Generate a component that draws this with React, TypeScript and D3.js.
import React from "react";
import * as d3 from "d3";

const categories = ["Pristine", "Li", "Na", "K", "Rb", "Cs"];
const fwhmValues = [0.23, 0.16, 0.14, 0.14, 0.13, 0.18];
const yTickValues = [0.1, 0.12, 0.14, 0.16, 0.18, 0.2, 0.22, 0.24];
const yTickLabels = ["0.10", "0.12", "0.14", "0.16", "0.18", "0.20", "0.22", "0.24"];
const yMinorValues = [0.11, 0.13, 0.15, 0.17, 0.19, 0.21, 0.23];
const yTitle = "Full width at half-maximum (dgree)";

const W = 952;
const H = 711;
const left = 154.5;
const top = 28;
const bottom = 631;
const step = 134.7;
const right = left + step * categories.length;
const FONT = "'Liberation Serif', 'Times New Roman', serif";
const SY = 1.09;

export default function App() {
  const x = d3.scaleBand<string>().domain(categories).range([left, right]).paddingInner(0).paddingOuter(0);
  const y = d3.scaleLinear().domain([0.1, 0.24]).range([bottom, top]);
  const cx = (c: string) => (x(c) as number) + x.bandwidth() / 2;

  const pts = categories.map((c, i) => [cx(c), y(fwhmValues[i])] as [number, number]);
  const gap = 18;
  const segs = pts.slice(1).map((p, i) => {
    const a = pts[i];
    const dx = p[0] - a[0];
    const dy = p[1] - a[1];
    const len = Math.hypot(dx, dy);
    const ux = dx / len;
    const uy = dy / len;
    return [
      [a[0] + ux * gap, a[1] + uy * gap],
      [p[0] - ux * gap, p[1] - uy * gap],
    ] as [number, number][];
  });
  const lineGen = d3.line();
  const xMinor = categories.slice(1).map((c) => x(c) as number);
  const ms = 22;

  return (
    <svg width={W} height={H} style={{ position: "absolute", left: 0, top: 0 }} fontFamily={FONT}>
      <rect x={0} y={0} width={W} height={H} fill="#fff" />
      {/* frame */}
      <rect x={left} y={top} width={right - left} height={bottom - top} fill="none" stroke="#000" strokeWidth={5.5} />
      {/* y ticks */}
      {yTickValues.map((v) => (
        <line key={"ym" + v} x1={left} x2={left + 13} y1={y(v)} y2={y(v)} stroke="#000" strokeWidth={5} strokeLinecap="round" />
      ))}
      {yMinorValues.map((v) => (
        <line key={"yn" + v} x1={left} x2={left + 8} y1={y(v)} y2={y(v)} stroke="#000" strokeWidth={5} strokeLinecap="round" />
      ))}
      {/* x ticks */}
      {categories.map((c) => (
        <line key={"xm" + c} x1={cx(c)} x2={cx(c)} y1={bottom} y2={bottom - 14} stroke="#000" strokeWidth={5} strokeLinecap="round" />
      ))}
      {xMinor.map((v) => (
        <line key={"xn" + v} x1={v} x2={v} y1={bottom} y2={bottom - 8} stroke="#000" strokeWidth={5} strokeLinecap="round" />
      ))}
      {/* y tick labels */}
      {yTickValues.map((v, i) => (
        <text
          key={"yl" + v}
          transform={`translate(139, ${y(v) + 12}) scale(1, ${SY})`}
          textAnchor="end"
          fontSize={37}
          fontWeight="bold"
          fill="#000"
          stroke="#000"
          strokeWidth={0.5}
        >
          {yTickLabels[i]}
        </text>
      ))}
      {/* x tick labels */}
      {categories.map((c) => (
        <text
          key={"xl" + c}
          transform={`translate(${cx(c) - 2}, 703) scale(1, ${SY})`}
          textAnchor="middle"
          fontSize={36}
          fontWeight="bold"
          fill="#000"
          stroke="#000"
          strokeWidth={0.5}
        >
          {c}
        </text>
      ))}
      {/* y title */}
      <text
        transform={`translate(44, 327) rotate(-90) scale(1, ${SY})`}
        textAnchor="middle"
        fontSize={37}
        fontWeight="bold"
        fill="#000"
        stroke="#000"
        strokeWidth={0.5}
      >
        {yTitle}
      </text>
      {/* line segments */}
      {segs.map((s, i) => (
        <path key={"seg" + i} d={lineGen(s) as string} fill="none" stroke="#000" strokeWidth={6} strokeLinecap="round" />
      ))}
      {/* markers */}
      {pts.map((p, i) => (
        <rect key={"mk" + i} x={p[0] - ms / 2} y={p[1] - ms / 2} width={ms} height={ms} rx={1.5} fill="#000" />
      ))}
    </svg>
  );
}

==================================================

GIVEN EXERCISE -
Copy, please, exactly the lines that start at the first line of the data and end at the line containing "const cx = (c: string)", both kept and no others.

CORRECT ANSWER -
Generate a component that draws this with React, TypeScript and D3.js.
import React from "react";
import * as d3 from "d3";

const categories = ["Pristine", "Li", "Na", "K", "Rb", "Cs"];
const fwhmValues = [0.23, 0.16, 0.14, 0.14, 0.13, 0.18];
const yTickValues = [0.1, 0.12, 0.14, 0.16, 0.18, 0.2, 0.22, 0.24];
const yTickLabels = ["0.10", "0.12", "0.14", "0.16", "0.18", "0.20", "0.22", "0.24"];
const yMinorValues = [0.11, 0.13, 0.15, 0.17, 0.19, 0.21, 0.23];
const yTitle = "Full width at half-maximum (dgree)";

const W = 952;
const H = 711;
const left = 154.5;
const top = 28;
const bottom = 631;
const step = 134.7;
const right = left + step * categories.length;
const FONT = "'Liberation Serif', 'Times New Roman', serif";
const SY = 1.09;

export default function App() {
  const x = d3.scaleBand<string>().domain(categories).range([left, right]).paddingInner(0).paddingOuter(0);
  const y = d3.scaleLinear().domain([0.1, 0.24]).range([bottom, top]);
  const cx = (c: string) => (x(c) as number) + x.bandwidth() / 2;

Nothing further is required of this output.